MATERIAL PROVIDED →

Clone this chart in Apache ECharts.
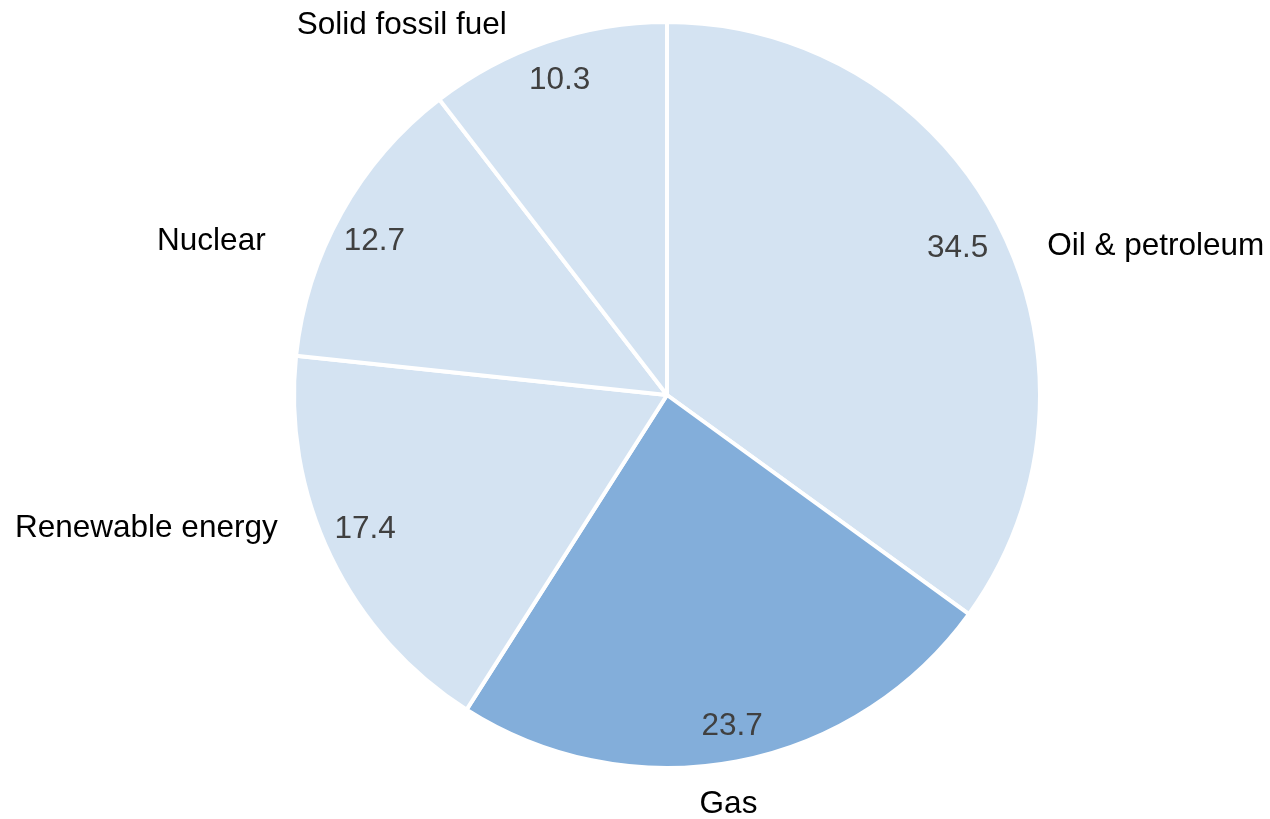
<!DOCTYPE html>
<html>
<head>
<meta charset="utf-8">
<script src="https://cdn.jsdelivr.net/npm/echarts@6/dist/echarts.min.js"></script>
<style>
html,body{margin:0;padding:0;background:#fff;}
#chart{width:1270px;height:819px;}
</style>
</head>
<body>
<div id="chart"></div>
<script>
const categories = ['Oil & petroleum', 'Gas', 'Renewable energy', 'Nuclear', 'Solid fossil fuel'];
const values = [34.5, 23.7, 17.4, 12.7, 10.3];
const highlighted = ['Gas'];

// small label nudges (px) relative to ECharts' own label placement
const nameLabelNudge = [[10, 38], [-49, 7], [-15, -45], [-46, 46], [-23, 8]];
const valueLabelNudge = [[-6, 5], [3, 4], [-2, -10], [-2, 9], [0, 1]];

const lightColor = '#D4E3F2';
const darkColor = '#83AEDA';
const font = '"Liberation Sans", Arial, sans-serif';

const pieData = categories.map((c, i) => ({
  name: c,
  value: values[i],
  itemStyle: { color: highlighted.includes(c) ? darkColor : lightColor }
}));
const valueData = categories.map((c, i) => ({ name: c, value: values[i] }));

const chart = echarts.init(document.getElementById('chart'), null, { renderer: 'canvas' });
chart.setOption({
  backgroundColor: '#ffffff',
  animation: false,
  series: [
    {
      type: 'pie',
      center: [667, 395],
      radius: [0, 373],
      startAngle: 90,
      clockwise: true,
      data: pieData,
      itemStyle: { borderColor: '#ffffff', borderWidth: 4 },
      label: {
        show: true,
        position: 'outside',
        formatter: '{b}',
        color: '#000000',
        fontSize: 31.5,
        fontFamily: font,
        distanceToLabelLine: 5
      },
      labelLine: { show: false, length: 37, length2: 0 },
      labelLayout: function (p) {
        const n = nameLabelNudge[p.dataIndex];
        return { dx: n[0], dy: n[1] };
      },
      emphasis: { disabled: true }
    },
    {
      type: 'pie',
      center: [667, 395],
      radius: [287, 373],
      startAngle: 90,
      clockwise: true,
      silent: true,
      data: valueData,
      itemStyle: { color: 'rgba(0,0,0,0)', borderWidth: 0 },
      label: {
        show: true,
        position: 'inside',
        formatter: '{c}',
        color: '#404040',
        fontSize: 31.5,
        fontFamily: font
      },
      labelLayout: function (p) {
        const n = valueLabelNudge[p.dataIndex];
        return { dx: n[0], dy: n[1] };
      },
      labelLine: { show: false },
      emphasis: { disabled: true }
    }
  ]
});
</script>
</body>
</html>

DIRECTIONS FOR THIS TASK →
Give an exact copy of the material, leaving out every picture.

CORRECT OUTPUT →
Clone this chart in Apache ECharts.
<!DOCTYPE html>
<html>
<head>
<meta charset="utf-8">
<script src="https://cdn.jsdelivr.net/npm/echarts@6/dist/echarts.min.js"></script>
<style>
html,body{margin:0;padding:0;background:#fff;}
#chart{width:1270px;height:819px;}
</style>
</head>
<body>
<div id="chart"></div>
<script>
const categories = ['Oil & petroleum', 'Gas', 'Renewable energy', 'Nuclear', 'Solid fossil fuel'];
const values = [34.5, 23.7, 17.4, 12.7, 10.3];
const highlighted = ['Gas'];

// small label nudges (px) relative to ECharts' own label placement
const nameLabelNudge = [[10, 38], [-49, 7], [-15, -45], [-46, 46], [-23, 8]];
const valueLabelNudge = [[-6, 5], [3, 4], [-2, -10], [-2, 9], [0, 1]];

const lightColor = '#D4E3F2';
const darkColor = '#83AEDA';
const font = '"Liberation Sans", Arial, sans-serif';

const pieData = categories.map((c, i) => ({
  name: c,
  value: values[i],
  itemStyle: { color: highlighted.includes(c) ? darkColor : lightColor }
}));
const valueData = categories.map((c, i) => ({ name: c, value: values[i] }));

const chart = echarts.init(document.getElementById('chart'), null, { renderer: 'canvas' });
chart.setOption({
  backgroundColor: '#ffffff',
  animation: false,
  series: [
    {
      type: 'pie',
      center: [667, 395],
      radius: [0, 373],
      startAngle: 90,
      clockwise: true,
      data: pieData,
      itemStyle: { borderColor: '#ffffff', borderWidth: 4 },
      label: {
        show: true,
        position: 'outside',
        formatter: '{b}',
        color: '#000000',
        fontSize: 31.5,
        fontFamily: font,
        distanceToLabelLine: 5
      },
      labelLine: { show: false, length: 37, length2: 0 },
      labelLayout: function (p) {
        const n = nameLabelNudge[p.dataIndex];
        return { dx: n[0], dy: n[1] };
      },
      emphasis: { disabled: true }
    },
    {
      type: 'pie',
      center: [667, 395],
      radius: [287, 373],
      startAngle: 90,
      clockwise: true,
      silent: true,
      data: valueData,
      itemStyle: { color: 'rgba(0,0,0,0)', borderWidth: 0 },
      label: {
        show: true,
        position: 'inside',
        formatter: '{c}',
        color: '#404040',
        fontSize: 31.5,
        fontFamily: font
      },
      labelLayout: function (p) {
        const n = valueLabelNudge[p.dataIndex];
        return { dx: n[0], dy: n[1] };
      },
      labelLine: { show: false },
      emphasis: { disabled: true }
    }
  ]
});
</script>
</body>
</html>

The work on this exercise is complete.